── Recorded information

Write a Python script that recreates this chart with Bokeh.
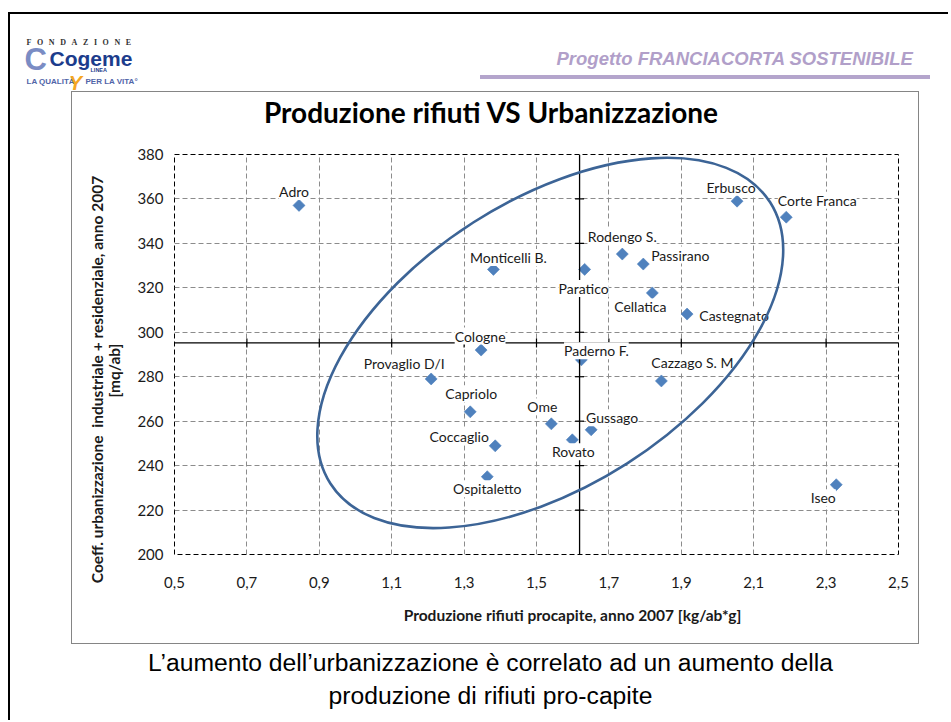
import numpy as np
from bokeh.plotting import figure
from bokeh.models import (Range1d, FixedTicker, CustomJSTickFormatter, Label, Span,
                          InlineStyleSheet)
from bokeh.embed import file_html
from bokeh.resources import INLINE

# ---------------- data ----------------
towns = ["Adro", "Monticelli B.", "Paratico", "Rodengo S.", "Passirano", "Cellatica",
         "Castegnato", "Erbusco", "Corte Franca", "Cologne", "Provaglio D/I", "Capriolo",
         "Coccaglio", "Ospitaletto", "Ome", "Rovato", "Gussago", "Paderno F.",
         "Cazzago S. M", "Iseo"]
rifiuti = [0.844, 1.381, 1.633, 1.737, 1.795, 1.820, 1.916, 2.054, 2.190, 1.347,
           1.209, 1.317, 1.386, 1.364, 1.541, 1.599, 1.651, 1.624, 1.845, 2.328]
urbanizz = [357.1, 328.3, 328.3, 335.2, 330.7, 317.7, 308.2, 359.0, 351.8, 292.0,
            279.0, 264.2, 248.9, 235.0, 258.8, 251.6, 256.1, 287.6, 278.1, 231.4]
x_ticks = [0.5, 0.7, 0.9, 1.1, 1.3, 1.5, 1.7, 1.9, 2.1, 2.3, 2.5]
y_ticks = [200, 220, 240, 260, 280, 300, 320, 340, 360, 380]
mean_rifiuti = 1.619
mean_urbanizz = 295.2

title = "Produzione rifiuti VS Urbanizzazione"
x_title = "Produzione rifiuti procapite, anno 2007 [kg/ab*g]"
y_title_1 = "Coeff. urbanizzazione\u2002industriale + residenziale, anno 2007"
y_title_2 = "[mq/ab]"
header = "Progetto FRANCIACORTA SOSTENIBILE"
caption_1 = "L\u2019aumento dell\u2019urbanizzazione \u00e8 correlato ad un aumento della"
caption_2 = "produzione di rifiuti pro-capite"
logo_top = "\u2002\u2009".join("FONDAZIONE")

# ---------------- layout / style ----------------
label_offsets = {  # screen px (dx right, dy up)
    "Adro": (-5, 14), "Monticelli B.": (15, 12), "Paratico": (-1, -19),
    "Rodengo S.": (0, 18), "Passirano": (37, 9), "Cellatica": (-12, -14),
    "Castegnato": (47, -1), "Erbusco": (-6, 14), "Corte Franca": (31, 17),
    "Cologne": (-1, 14), "Provaglio D/I": (-27, 15), "Capriolo": (1, 18),
    "Coccaglio": (-36, 9), "Ospitaletto": (0, -12), "Ome": (-9, 17),
    "Rovato": (1, -12), "Gussago": (21, 12), "Paderno F.": (15, 9),
    "Cazzago S. M": (31, 18), "Iseo": (-13, -13),
}
ellipse_center = (1.538, 295.2)
ellipse_w, ellipse_h, ellipse_angle = 522, 286, 0.569

FONT = "Lato"

# slide decoration (page borders / header rule) drawn with CSS on the plot element
deco_css = """
:host::before {
  content: ""; position: absolute; left: 71px; top: 91px; width: 846px; height: 551px;
  border: 1px solid #858585; pointer-events: none; z-index: 5;
}
:host::after {
  content: ""; position: absolute; left: 8px; top: 12px; width: 938px; height: 706px;
  border-left: 2px solid #000; border-top: 2px solid #000; pointer-events: none; z-index: 5;
  background: linear-gradient(#b4a5cc, #b4a5cc) no-repeat 470px 61px / 450px 4px;
}
"""

p = figure(frame_width=724, frame_height=400,
           min_border_left=174, min_border_right=40,
           min_border_top=154, min_border_bottom=160,
           x_range=Range1d(0.5, 2.5), y_range=Range1d(200, 380),
           output_backend="svg", toolbar_location=None,
           background_fill_color="white", border_fill_color="white")
p.stylesheets = [InlineStyleSheet(css=deco_css)]
p.title.visible = False

# axes
p.xaxis.ticker = FixedTicker(ticks=x_ticks)
p.yaxis.ticker = FixedTicker(ticks=y_ticks)
p.xgrid.ticker = FixedTicker(ticks=x_ticks)
p.ygrid.ticker = FixedTicker(ticks=y_ticks)
p.xaxis.formatter = CustomJSTickFormatter(code="return tick.toFixed(1).replace('.', ',');")
for ax in (p.xaxis, p.yaxis):
    ax.axis_line_color = None
    ax.major_tick_line_color = None
    ax.minor_tick_line_color = None
    ax.major_tick_in = 0
    ax.major_tick_out = 0
    ax.major_label_text_font = FONT
    ax.major_label_text_font_size = "15px"
    ax.major_label_text_color = "#1a1a1a"
p.xaxis.major_label_standoff = 22
p.yaxis.major_label_standoff = 11

p.grid.grid_line_color = "#8c8c8c"
p.grid.grid_line_dash = "5 3"
p.grid.grid_line_width = 1
p.outline_line_color = "black"
p.outline_line_dash = "5 3"
p.outline_line_width = 1


def page_text(text, x, y, size, side, font=FONT, style="normal", color="black",
              align="center", baseline="middle", angle=0.0):
    p.add_layout(Label(x=x, y=y, x_units="canvas", y_units="canvas",
                       text=text, text_font=font, text_font_size=f"{size}px",
                       text_font_style=style, text_color=color,
                       text_align=align, text_baseline=baseline, angle=angle), side)


# mean lines with ticks
p.add_layout(Span(location=mean_urbanizz, dimension="width", line_color="black", line_width=1.3))
p.add_layout(Span(location=mean_rifiuti, dimension="height", line_color="black", line_width=1.3))
p.scatter(x=x_ticks[1:-1], y=[mean_urbanizz] * (len(x_ticks) - 2), marker="dash",
          angle=np.pi / 2, size=9, line_color="black", line_width=1.2)
p.scatter(x=[mean_rifiuti] * (len(y_ticks) - 2), y=y_ticks[1:-1], marker="dash",
          size=9, line_color="black", line_width=1.2)

# points
p.scatter(x=rifiuti, y=urbanizz, marker="square", size=8.5, angle=np.pi / 4,
          fill_color="#4F81BD", line_color="#4F81BD", line_width=0.6)

# data labels (white boxes as in the original)
for name, xv, yv in zip(towns, rifiuti, urbanizz):
    dx, dy = label_offsets[name]
    p.add_layout(Label(x=xv, y=yv, text=name, x_offset=dx, y_offset=dy,
                       text_font=FONT, text_font_size="14px", text_color="#1a1a1a",
                       text_align="center", text_baseline="middle",
                       background_fill_color="white", background_fill_alpha=1))

# ellipse drawn on top
p.ellipse(x=[ellipse_center[0]], y=[ellipse_center[1]], width=ellipse_w, height=ellipse_h,
          width_units="screen", height_units="screen", angle=ellipse_angle,
          fill_color=None, line_color="#3C6496", line_width=2.6, level="overlay")

# texts outside the plot area (placed in side panels so they are not clipped)
page_text(title, 491, 111, 28, "above", style="bold", color="black")
page_text(header, 913, 58, 18.5, "above", font="Liberation Sans", style="bold italic",
          color="#b19fc9", align="right")
page_text("Cogeme", 49, 58, 21, "above", font="Liberation Sans", style="bold",
          color="#1c3c8c", align="left")
page_text(logo_top, 26, 42, 8, "above", font="Liberation Serif",
          style="bold", color="#333333", align="left")
page_text("PER LA VITA\u00b0", 85, 81, 8, "above", font="Liberation Sans", style="bold",
          color="#5064a8", align="left")
page_text("LINEA", 90, 69, 5.5, "above", font="Liberation Sans", style="bold",
          color="#1c3c8c", align="left")

page_text(y_title_1, 96, 379, 15.5, "left", style="bold", color="#1a1a1a", angle=np.pi / 2)
page_text(y_title_2, 113, 370, 15.5, "left", style="bold", color="#1a1a1a", angle=np.pi / 2)
page_text("C", 24, 59, 31, "left", font="Liberation Sans", style="bold",
          color="#7a8cc4", align="left")
page_text("LA QUALIT\u00c0", 26, 81, 8, "left", font="Liberation Sans", style="bold",
          color="#5064a8", align="left")
page_text("Y", 75, 82, 20, "right", font="Liberation Sans", style="bold italic",
          color="#f5a623")

page_text(x_title, 572, 614, 15.5, "below", style="bold", color="#1a1a1a")
page_text(caption_1, 490, 662, 24.7, "below", font="Liberation Sans")
page_text(caption_2, 490, 695, 24.7, "below", font="Liberation Sans")

open("out.html", "w").write(file_html(p, INLINE))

────

### Work to complete:
Please reproduce the listing exactly from its opening line through the line that contains "from bokeh.resources import INLINE", both included, with all pictures omitted.

### Complete response:
Write a Python script that recreates this chart with Bokeh.
import numpy as np
from bokeh.plotting import figure
from bokeh.models import (Range1d, FixedTicker, CustomJSTickFormatter, Label, Span,
                          InlineStyleSheet)
from bokeh.embed import file_html
from bokeh.resources import INLINE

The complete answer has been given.